Generally speaking, it's always enlightening when a male person explains that he won't use male facilities with fellow males because they make him uncomfortable, but that women have no right to exclude him because he makes them uncomfortable.
The right to choose who is around us doesn't exist. Noone can force unwilling people into our presence.
The right to choose who isn't around us does. Gellman should perhaps read the law a little more closely. The explanatory notes do a helpful job of explaining the law to those who have failed to grasp proportional and legitimate, with examples that clearly explain that if women are likely to avoid using a service for their own sex because a member of the opposite sex wants to use them, excluding that member of the opposite sex is allowable.
Gellman's little 'history lesson' about the exclusion of women has been written from Gellman's perspective as a member of the sex that wasn't excluded. Perhaps that accounts for the errors. Gellman is a member of the sex that had public toilets, whilst my sex did not. Even where public toilets were not available, Gellman is of the sex that has always been able to pee outside up against a wall or a tree, without needing to undress. To this day it is acceptable for the male sex to urinate in public, and they still do.

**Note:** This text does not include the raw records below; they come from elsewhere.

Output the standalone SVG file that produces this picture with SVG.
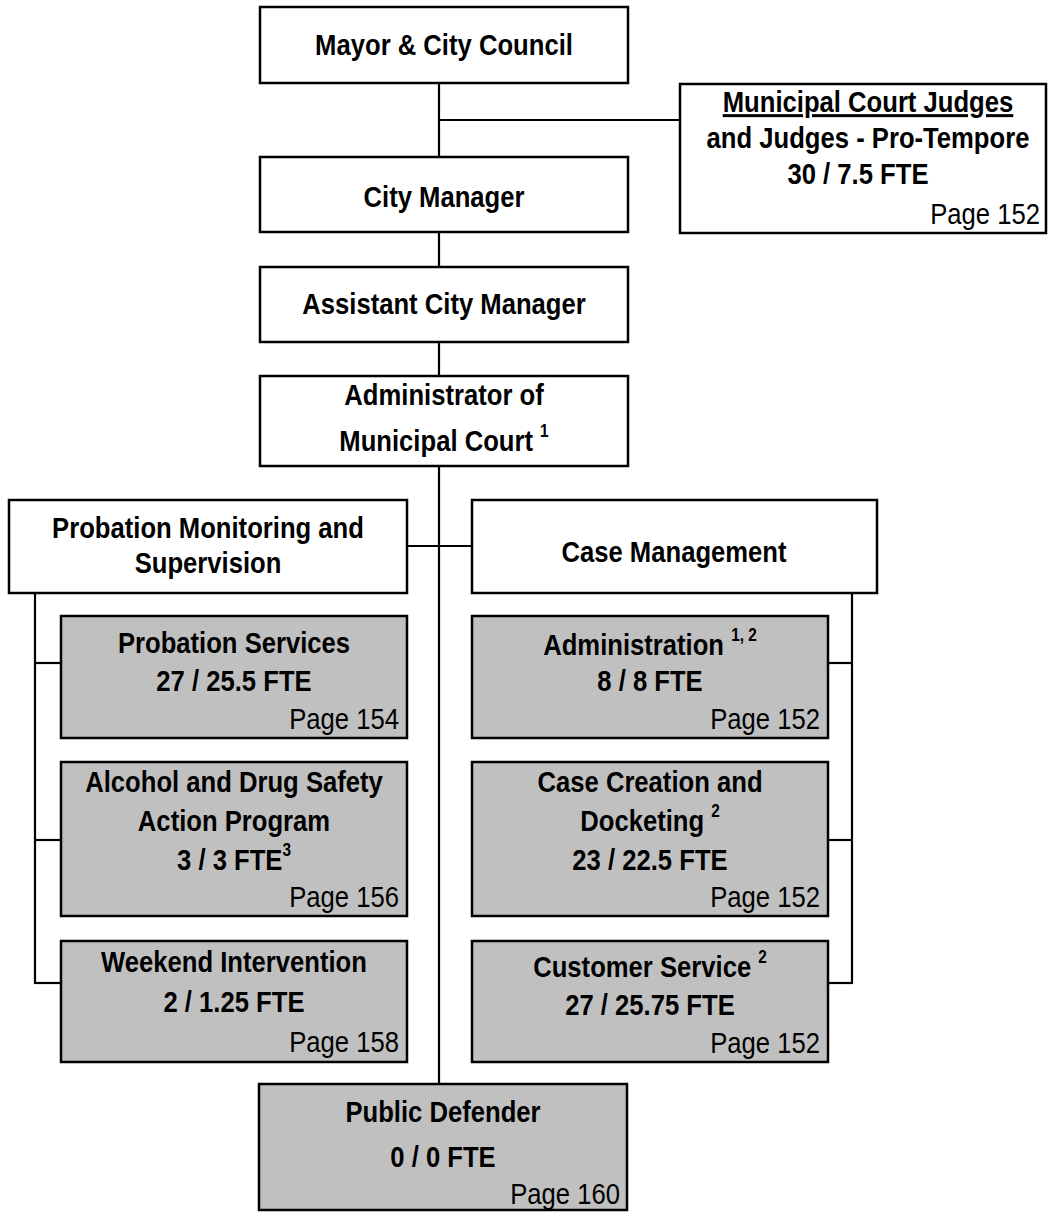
<svg xmlns="http://www.w3.org/2000/svg" width="1049" height="1212" viewBox="0 0 1049 1212">
<style>
.box{fill:#ffffff;stroke:#000;stroke-width:2.5}
.gbox{fill:#c0c0c0;stroke:#000;stroke-width:2.5}
.conn line{stroke:#000;stroke-width:2.2}
text{font-family:"Liberation Sans Narrow","Arial Narrow","Liberation Sans",sans-serif;font-size:30px;fill:#000}
.b{font-weight:bold;text-anchor:middle}
.pg{text-anchor:end}
.sup{font-size:18px;font-weight:bold}
</style>
<rect width="1049" height="1212" fill="#fff"/>
<g class="conn" id="connectors">
<line x1="439" y1="83" x2="439" y2="157"/>
<line x1="439" y1="120" x2="680" y2="120"/>
<line x1="439" y1="232" x2="439" y2="267"/>
<line x1="439" y1="342" x2="439" y2="376"/>
<line x1="439" y1="466" x2="439" y2="1084"/>
<line x1="407" y1="546" x2="472" y2="546"/>
<line x1="35" y1="593" x2="35" y2="984"/>
<line x1="34" y1="663" x2="61" y2="663"/>
<line x1="34" y1="840" x2="61" y2="840"/>
<line x1="34" y1="983" x2="61" y2="983"/>
<line x1="852" y1="593" x2="852" y2="984"/>
<line x1="828" y1="663" x2="853" y2="663"/>
<line x1="828" y1="840" x2="853" y2="840"/>
<line x1="828" y1="983" x2="853" y2="983"/>
</g>
<g id="mayor">
<rect class="box" x="260" y="7" width="368" height="76"/>
<text class="b" transform="translate(444 55) scale(0.855 1)">Mayor &amp; City Council</text>
</g>
<g id="judges">
<rect class="box" x="680" y="84" width="366" height="149"/>
<text class="b" transform="translate(868 112) scale(0.855 1)" text-decoration="underline">Municipal Court Judges</text>
<text class="b" transform="translate(868 148) scale(0.855 1)">and Judges - Pro-Tempore</text>
<text class="b" transform="translate(858 184) scale(0.855 1)">30 / 7.5 FTE</text>
<text class="pg" transform="translate(1040 224) scale(0.855 1)">Page 152</text>
</g>
<g id="city-manager">
<rect class="box" x="260" y="157" width="368" height="75"/>
<text class="b" transform="translate(444 207) scale(0.855 1)">City Manager</text>
</g>
<g id="assistant-city-manager">
<rect class="box" x="260" y="267" width="368" height="75"/>
<text class="b" transform="translate(444 314) scale(0.855 1)">Assistant City Manager</text>
</g>
<g id="administrator">
<rect class="box" x="260" y="376" width="368" height="90"/>
<text class="b" transform="translate(444 405) scale(0.855 1)">Administrator of</text>
<text class="b" transform="translate(444 451) scale(0.855 1)">Municipal Court <tspan class="sup" dy="-14">1</tspan></text>
</g>
<g id="probation-monitoring">
<rect class="box" x="9" y="500" width="398" height="93"/>
<text class="b" transform="translate(208 538) scale(0.855 1)">Probation Monitoring and</text>
<text class="b" transform="translate(208 573) scale(0.855 1)">Supervision</text>
</g>
<g id="case-management">
<rect class="box" x="472" y="500" width="405" height="93"/>
<text class="b" transform="translate(674 562) scale(0.855 1)">Case Management</text>
</g>
<g id="probation-services">
<rect class="gbox" x="61" y="616" width="346" height="122"/>
<text class="b" transform="translate(234 653) scale(0.855 1)">Probation Services</text>
<text class="b" transform="translate(234 691) scale(0.855 1)">27 / 25.5 FTE</text>
<text class="pg" transform="translate(399 729) scale(0.855 1)">Page 154</text>
</g>
<g id="alcohol-drug">
<rect class="gbox" x="61" y="762" width="346" height="154"/>
<text class="b" transform="translate(234 792) scale(0.855 1)">Alcohol and Drug Safety</text>
<text class="b" transform="translate(234 831) scale(0.855 1)">Action Program</text>
<text class="b" transform="translate(234 870) scale(0.855 1)">3 / 3 FTE<tspan class="sup" dy="-14">3</tspan></text>
<text class="pg" transform="translate(399 907) scale(0.855 1)">Page 156</text>
</g>
<g id="weekend-intervention">
<rect class="gbox" x="61" y="941" width="346" height="121"/>
<text class="b" transform="translate(234 972) scale(0.855 1)">Weekend Intervention</text>
<text class="b" transform="translate(234 1012) scale(0.855 1)">2 / 1.25 FTE</text>
<text class="pg" transform="translate(399 1052) scale(0.855 1)">Page 158</text>
</g>
<g id="administration">
<rect class="gbox" x="472" y="616" width="356" height="122"/>
<text class="b" transform="translate(650 655) scale(0.855 1)">Administration <tspan class="sup" dy="-14">1, 2</tspan></text>
<text class="b" transform="translate(650 691) scale(0.855 1)">8 / 8 FTE</text>
<text class="pg" transform="translate(820 729) scale(0.855 1)">Page 152</text>
</g>
<g id="case-creation">
<rect class="gbox" x="472" y="762" width="356" height="154"/>
<text class="b" transform="translate(650 792) scale(0.855 1)">Case Creation and</text>
<text class="b" transform="translate(650 831) scale(0.855 1)">Docketing <tspan class="sup" dy="-14">2</tspan></text>
<text class="b" transform="translate(650 870) scale(0.855 1)">23 / 22.5 FTE</text>
<text class="pg" transform="translate(820 907) scale(0.855 1)">Page 152</text>
</g>
<g id="customer-service">
<rect class="gbox" x="472" y="941" width="356" height="121"/>
<text class="b" transform="translate(650 977) scale(0.855 1)">Customer Service <tspan class="sup" dy="-14">2</tspan></text>
<text class="b" transform="translate(650 1015) scale(0.855 1)">27 / 25.75 FTE</text>
<text class="pg" transform="translate(820 1053) scale(0.855 1)">Page 152</text>
</g>
<g id="public-defender">
<rect class="gbox" x="259" y="1084" width="368" height="126"/>
<text class="b" transform="translate(443 1122) scale(0.855 1)">Public Defender</text>
<text class="b" transform="translate(443 1167) scale(0.855 1)">0 / 0 FTE</text>
<text class="pg" transform="translate(620 1204) scale(0.855 1)">Page 160</text>
</g>
</svg>
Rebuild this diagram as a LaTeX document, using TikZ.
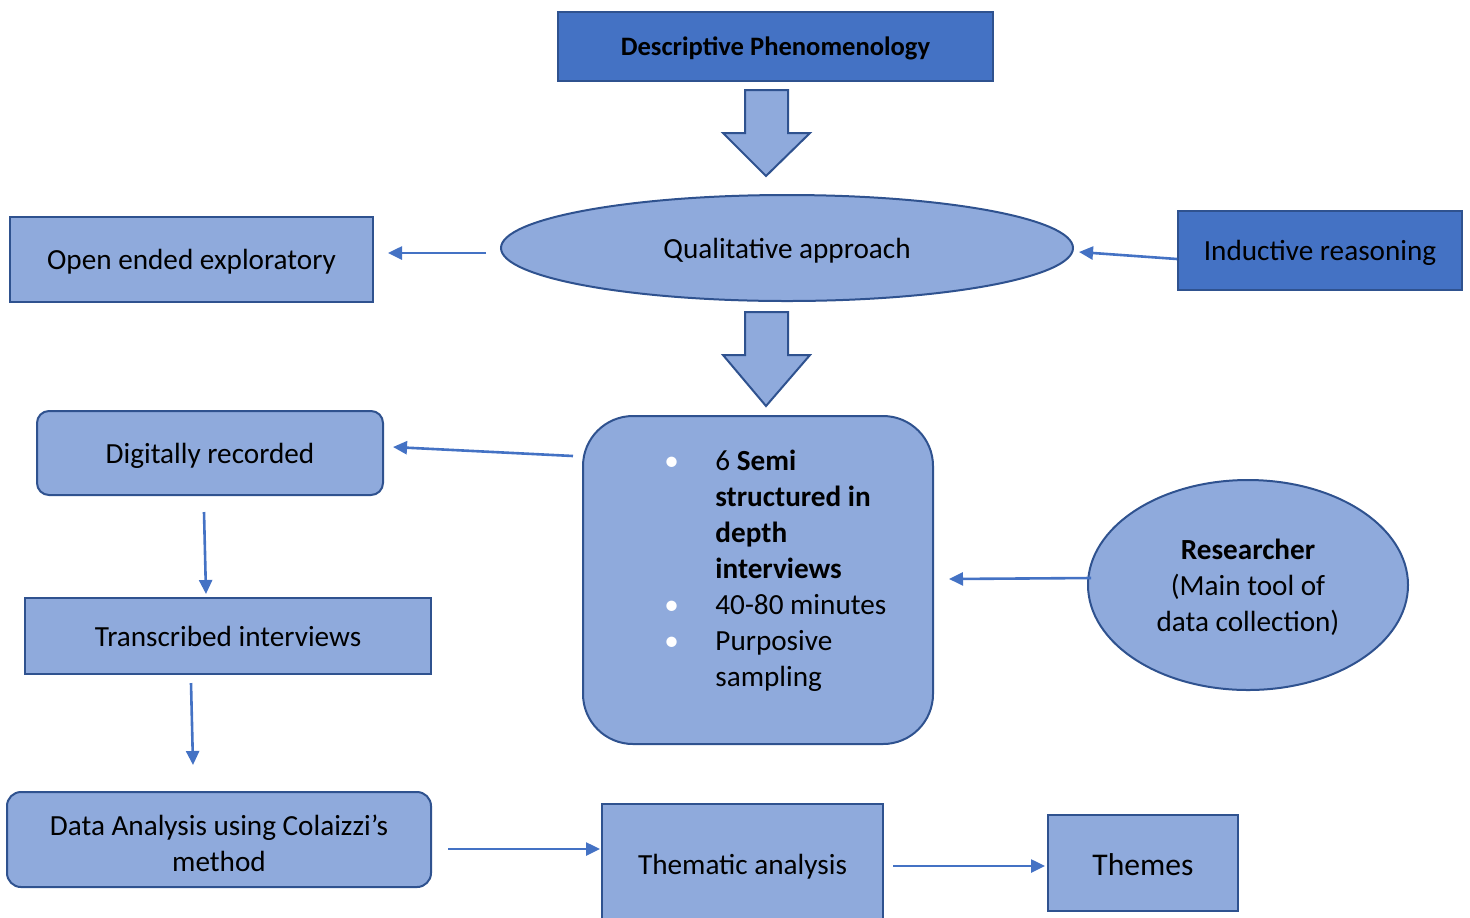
\documentclass[tikz,border=0pt]{standalone}
\usepackage{fontspec}
\setmainfont{Carlito}
\usetikzlibrary{shapes.geometric,arrows.meta,calc}
\definecolor{dkblue}{HTML}{4472C4}
\definecolor{ltblue}{HTML}{8FAADC}
\definecolor{bord}{HTML}{2F528F}
\newcommand\lowerby[2]{\raisebox{0pt}[\dimexpr\height+#1\relax][\depth]{#2}}
\begin{document}
\begin{tikzpicture}[x=0.5pt,y=-0.5pt,
  base/.style={draw=bord,line width=1pt,inner sep=0pt,align=center,text depth=0pt,
    font=\fontsize{14.6}{18}\selectfont,text=black},
  darkbox/.style={base,fill=dkblue},
  lightbox/.style={base,fill=ltblue},
  oval/.style={base,fill=ltblue,ellipse},
  conn/.style={draw=dkblue,line width=1.3pt,-{Triangle[length=7pt,width=6.5pt]}},
  blockarrow/.style={fill=ltblue,draw=bord,line width=1pt,line join=miter}]
\useasboundingbox (0,0) rectangle (1470,917);
% nodes
\node[darkbox,minimum width=217.5pt,minimum height=34.5pt,font=\fontsize{13.3}{16}\selectfont\bfseries] (dp) at (775.5,46.5) {Descriptive Phenomenology};
\node[oval,minimum width=286pt,minimum height=53pt] (q) at (787,248) {Qualitative approach};
\node[lightbox,minimum width=181.5pt,minimum height=42.5pt] (open) at (191.5,259.5) {Open ended exploratory};
\node[darkbox,minimum width=142pt,minimum height=39.5pt] (ind) at (1320,250.5) {Inductive reasoning};
\node[lightbox,rounded corners=25pt,minimum width=175pt,minimum height=164pt] (sem) at (758,580) {};
\node[anchor=north west,inner sep=0pt,font=\fontsize{14.6}{18}\selectfont] (semtext) at (667,445) {%
  \begin{tabular}{@{}p{24pt}@{}l@{}}
  \hspace{-1.5pt}\textcolor{white}{\textbullet} & 6 \textbf{Semi}\\
  & \textbf{structured in}\\
  & \textbf{depth}\\
  & \textbf{interviews}\\
  \hspace{-1.5pt}\textcolor{white}{\textbullet} & 40-80 minutes\\
  \hspace{-1.5pt}\textcolor{white}{\textbullet} & Purposive\\
  & sampling
  \end{tabular}};
\node[lightbox,rounded corners=6pt,minimum width=173pt,minimum height=42pt] (dig) at (210,453) {Digitally recorded};
\node[lightbox,minimum width=203pt,minimum height=38pt] (trans) at (228,636) {Transcribed interviews};
\node[lightbox,rounded corners=7pt,minimum width=212pt,minimum height=47.5pt,text depth={}] (data) at (219,839.5) {\lowerby{7pt}{\begin{tabular}{@{}c@{}}Data Analysis using Colaizzi’s\\method\end{tabular}}};
\node[lightbox,minimum width=140.5pt,minimum height=63pt,text depth={}] (them) at (742.5,867) {Thematic analysis};
\node[lightbox,minimum width=95pt,minimum height=48pt,font=\fontsize{15.8}{19}\selectfont] (themes) at (1143,863) {\lowerby{1.5pt}{Themes}};
\node[oval,minimum width=160pt,minimum height=105pt,text depth={}] (res) at (1248,585) {\lowerby{3.5pt}{\begin{tabular}{@{}c@{}}\textbf{Researcher}\\(Main tool of\\data collection)\end{tabular}}};
% block arrows
\draw[blockarrow] (745,90) -- (788,90) -- (788,133) -- (810,133) -- (766,176) -- (723,133) -- (745,133) -- cycle;
\draw[blockarrow] (745,312) -- (788,312) -- (788,355) -- (810,355) -- (766,406) -- (723,355) -- (745,355) -- cycle;
% connectors
\draw[conn] ($(q.west)+(-14,5)$) -- ($(open.east)+(14,-6.5)$);
\draw[conn] ($(ind.west)+(0,8.5)$) -- ($(q.east)+(5,4)$);
\draw[conn] ($(sem.west)+(-9,-124)$) -- ($(dig.east)+(9,-6)$);
\draw[conn] ($(dig.south)+(-6,16)$) -- ($(trans.north)+(-22,-3)$);
\draw[conn] ($(trans.south)+(-37,8)$) -- ($(data.north)+(-26,-26)$);
\draw[conn] ($(data.east)+(16,9.5)$) -- ($(them.west)+(-1,-18)$);
\draw[conn] ($(them.east)+(9,-1)$) -- ($(themes.west)+(-2,3)$);
\draw[conn] ($(res.west)+(4,-7)$) -- ($(sem.east)+(15,-1)$);
\end{tikzpicture}
\end{document}
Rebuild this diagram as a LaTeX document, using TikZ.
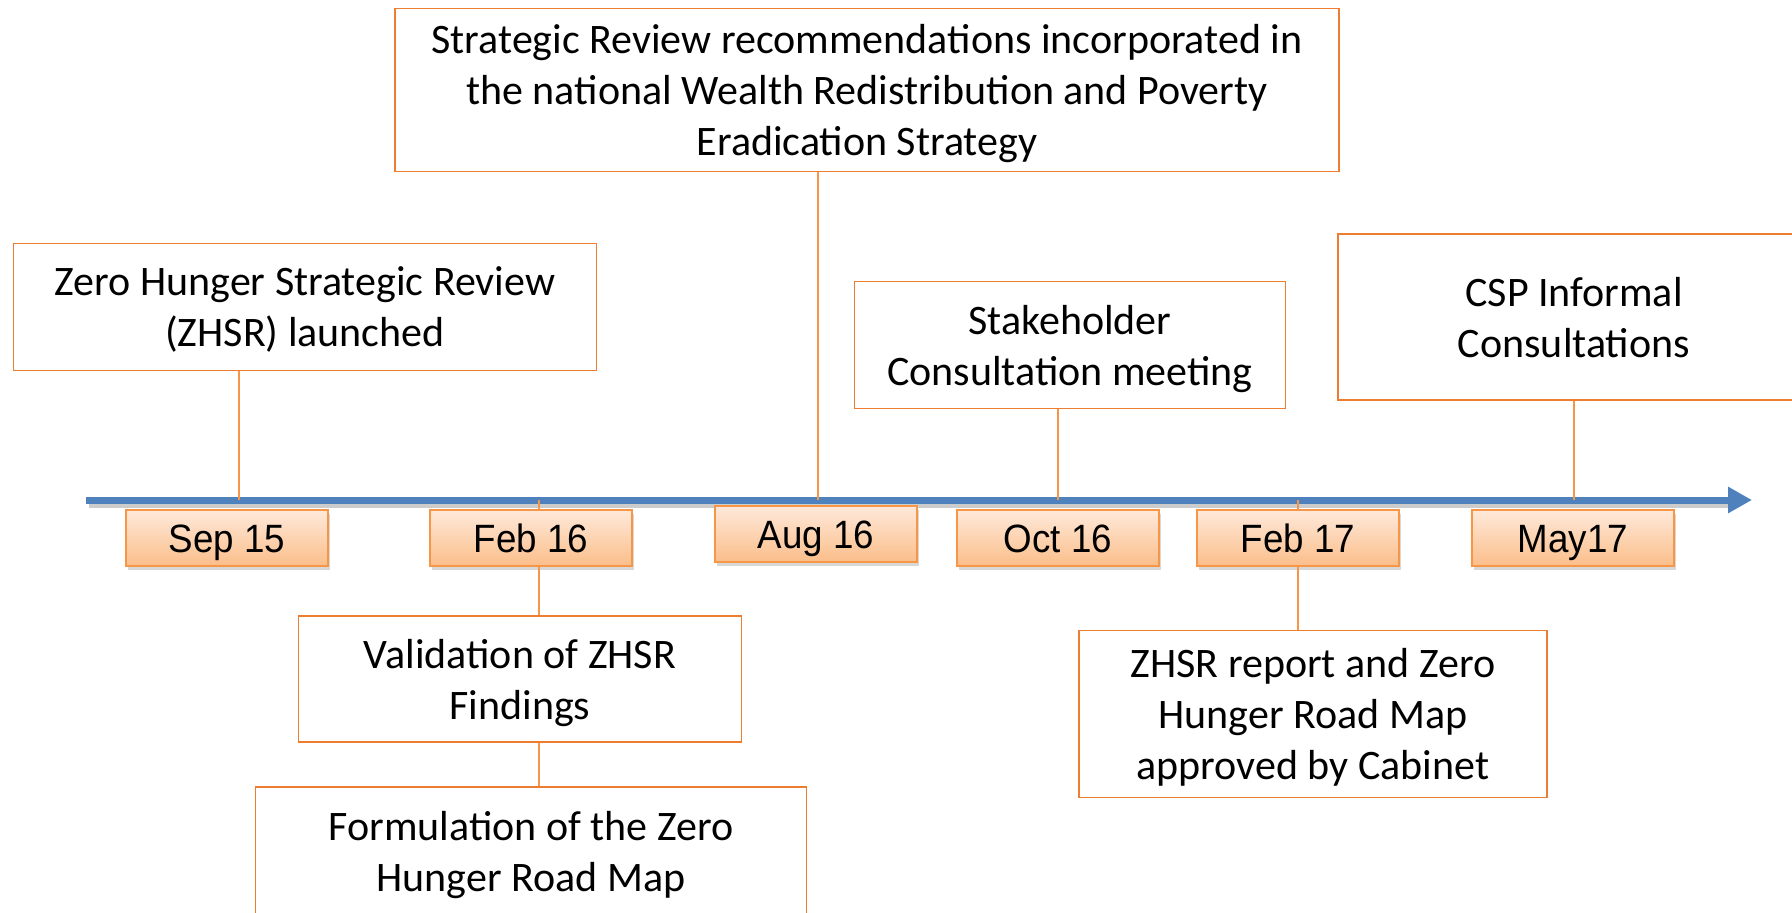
\documentclass[tikz,border=0pt]{standalone}
\usepackage{fontspec}
\setmainfont{Carlito}
\newfontfamily\datefont[FakeStretch=0.93]{Liberation Sans}
\usetikzlibrary{arrows.meta,shadows}
\definecolor{axisblue}{HTML}{4F81BD}
\definecolor{boxorange}{HTML}{ED7D31}
\definecolor{lineorange}{HTML}{F79646}
\definecolor{datetop}{HTML}{FEE9DA}
\definecolor{datebottom}{HTML}{FBBE8A}
\begin{document}
\begin{tikzpicture}[x=1pt,y=-1pt,
    event/.style={draw=boxorange,line width=1.5pt,fill=white,align=center,
      inner sep=0pt,text depth=0pt,font=\fontsize{42}{51}\selectfont},
    date/.style={draw=lineorange,line width=2pt,top color=datetop,bottom color=datebottom,
      minimum width=202pt,minimum height=56pt,inner sep=0pt,
      text height=28pt,text depth=0pt,
      font=\datefont\fontsize{39.5}{42}\selectfont,
      drop shadow={opacity=0.3,shadow xshift=2pt,shadow yshift=-4pt}},
    link/.style={lineorange,line width=1.5pt}]
    \useasboundingbox[fill=white] (0,0) rectangle (1792,913);
    % time axis
    \draw[black,opacity=0.2,line width=7pt] (89,504) -- (1728,504);
    \draw[axisblue,line width=7pt,-{Triangle[length=24pt,width=25pt]}] (86,500) -- (1752,500);
    \coordinate (t-sep15) at (239,500);
    \coordinate (t-feb16) at (539,500);
    \coordinate (t-aug16) at (818,500);
    \coordinate (t-oct16) at (1058,500);
    \coordinate (t-feb17) at (1298,500);
    \coordinate (t-may17) at (1574,500);
    % dates
    \node[date] (sep15) at (227,538) {Sep 15};
    \node[date] (feb16) at (531,538) {Feb 16};
    \node[date] (aug16) at (816,534) {Aug 16};
    \node[date] (oct16) at (1058,538) {Oct 16};
    \node[date] (feb17) at (1298,538) {Feb 17};
    \node[date] (may17) at (1573,538) {May17};
    % events above the axis
    \node[event,minimum width=583pt,minimum height=127pt] (launch) at (305,307)
      {Zero Hunger Strategic Review\\(ZHSR) launched};
    \node[event,minimum width=944pt,minimum height=163pt] (strategy) at (867,90)
      {Strategic Review recommendations incorporated in\\the national Wealth Redistribution and Poverty\\Eradication Strategy};
    \node[event,minimum width=431pt,minimum height=127pt] (stakeholder) at (1070,345)
      {Stakeholder\\Consultation meeting};
    \node[event,minimum width=472pt,minimum height=166pt] (csp) at (1574,317)
      {CSP Informal\\Consultations};
    % events below the axis
    \node[event,minimum width=443pt,minimum height=126pt] (validation) at (520,679)
      {Validation of ZHSR\\Findings};
    \node[event,minimum width=551pt,minimum height=128pt] (roadmap) at (531,851)
      {Formulation of the Zero\\Hunger Road Map};
    \node[event,minimum width=468pt,minimum height=167pt] (approval) at (1313,714)
      {ZHSR report and Zero\\Hunger Road Map\\approved by Cabinet};
    % links
    \draw[link] (launch.south -| t-sep15) -- (t-sep15);
    \draw[link] (strategy.south -| t-aug16) -- (t-aug16);
    \draw[link] (stakeholder.south -| t-oct16) -- (t-oct16);
    \draw[link] (csp.south -| t-may17) -- (t-may17);
    \draw[link] (t-feb16) -- (feb16.north -| t-feb16);
    \draw[link] (feb16.south -| t-feb16) -- (validation.north -| t-feb16);
    \draw[link] (validation.south -| t-feb16) -- (roadmap.north -| t-feb16);
    \draw[link] (t-feb17) -- (feb17.north -| t-feb17);
    \draw[link] (feb17.south -| t-feb17) -- (approval.north -| t-feb17);
  \end{tikzpicture}
\end{document}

Bold move to claim that sex-based rights don't exist. Transparent, unfortunately, that the author has celebrated this misconception (despite apparently identifying with my sex) as a gleeful thing.
It reads as a long and inaccurate diatribe of "the female sex have no rights, I am thrilled to believe this, and if I as a member of the opposite sex want access to you all, there's nothing you can do to stop me"
Fortunately, Gellman is wrong, and this piece helpfully illustrates the lengths to which the opposite sex will go to demand that we have no rights to exclude them from accessing us.